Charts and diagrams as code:
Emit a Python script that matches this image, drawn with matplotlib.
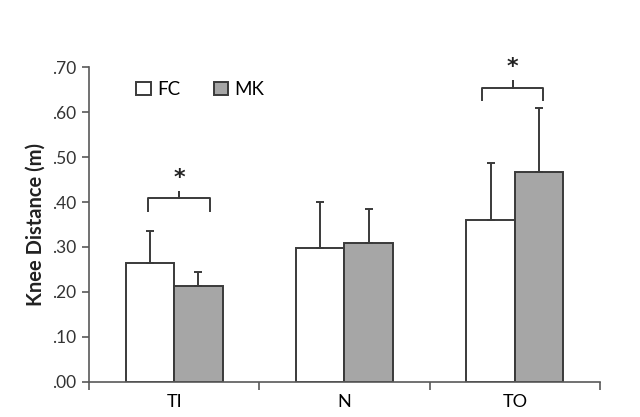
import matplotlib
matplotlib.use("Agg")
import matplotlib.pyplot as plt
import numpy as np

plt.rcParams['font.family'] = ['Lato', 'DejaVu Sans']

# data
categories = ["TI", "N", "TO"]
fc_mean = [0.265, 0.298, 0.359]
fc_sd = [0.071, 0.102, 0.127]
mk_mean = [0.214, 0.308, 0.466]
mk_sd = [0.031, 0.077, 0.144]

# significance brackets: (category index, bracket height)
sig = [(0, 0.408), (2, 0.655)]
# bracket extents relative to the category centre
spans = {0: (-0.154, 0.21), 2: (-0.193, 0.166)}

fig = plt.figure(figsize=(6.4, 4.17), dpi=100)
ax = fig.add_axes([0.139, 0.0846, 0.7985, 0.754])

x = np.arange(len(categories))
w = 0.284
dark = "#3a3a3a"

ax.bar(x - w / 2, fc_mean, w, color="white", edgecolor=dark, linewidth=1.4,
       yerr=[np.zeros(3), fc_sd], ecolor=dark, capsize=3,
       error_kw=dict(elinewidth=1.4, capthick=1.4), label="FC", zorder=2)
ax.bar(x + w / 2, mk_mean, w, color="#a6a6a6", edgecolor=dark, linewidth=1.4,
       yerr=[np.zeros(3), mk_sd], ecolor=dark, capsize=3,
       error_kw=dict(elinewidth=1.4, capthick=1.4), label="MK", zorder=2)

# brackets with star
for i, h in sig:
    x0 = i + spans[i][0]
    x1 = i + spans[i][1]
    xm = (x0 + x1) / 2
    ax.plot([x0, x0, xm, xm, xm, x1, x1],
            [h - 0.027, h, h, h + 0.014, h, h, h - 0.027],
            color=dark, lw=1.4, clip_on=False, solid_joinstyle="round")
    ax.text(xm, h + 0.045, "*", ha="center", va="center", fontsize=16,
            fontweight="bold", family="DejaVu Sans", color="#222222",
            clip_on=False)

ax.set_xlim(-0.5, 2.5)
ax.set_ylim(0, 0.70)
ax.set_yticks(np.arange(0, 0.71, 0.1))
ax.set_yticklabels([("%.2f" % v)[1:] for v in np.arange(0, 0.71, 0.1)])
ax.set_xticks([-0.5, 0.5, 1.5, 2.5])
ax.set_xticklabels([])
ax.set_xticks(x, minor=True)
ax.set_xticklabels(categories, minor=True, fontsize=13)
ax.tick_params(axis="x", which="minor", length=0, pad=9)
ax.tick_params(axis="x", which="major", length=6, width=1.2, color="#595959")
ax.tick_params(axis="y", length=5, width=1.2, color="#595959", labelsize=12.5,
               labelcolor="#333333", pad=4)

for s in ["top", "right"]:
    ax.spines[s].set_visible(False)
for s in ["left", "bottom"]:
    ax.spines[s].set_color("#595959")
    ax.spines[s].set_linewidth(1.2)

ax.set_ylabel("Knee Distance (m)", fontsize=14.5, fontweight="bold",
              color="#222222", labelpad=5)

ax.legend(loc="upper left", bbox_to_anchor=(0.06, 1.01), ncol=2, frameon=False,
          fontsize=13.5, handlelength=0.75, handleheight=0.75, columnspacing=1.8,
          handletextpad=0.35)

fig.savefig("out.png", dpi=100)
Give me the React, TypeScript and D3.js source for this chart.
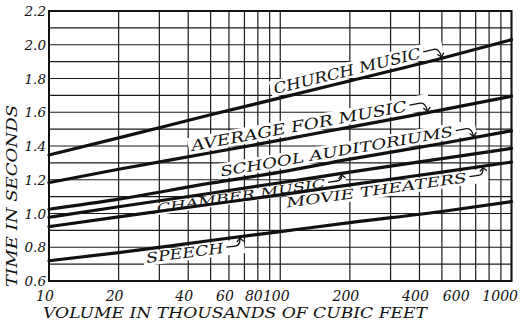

Required work: Return the material line for line, from its beginning to the line that contains "mk_sd = [0.031, 0.077, 0.144]", with the pictures left out.

Exercise result:
Emit a Python script that matches this image, drawn with matplotlib.
import matplotlib
matplotlib.use("Agg")
import matplotlib.pyplot as plt
import numpy as np

plt.rcParams['font.family'] = ['Lato', 'DejaVu Sans']

# data
categories = ["TI", "N", "TO"]
fc_mean = [0.265, 0.298, 0.359]
fc_sd = [0.071, 0.102, 0.127]
mk_mean = [0.214, 0.308, 0.466]
mk_sd = [0.031, 0.077, 0.144]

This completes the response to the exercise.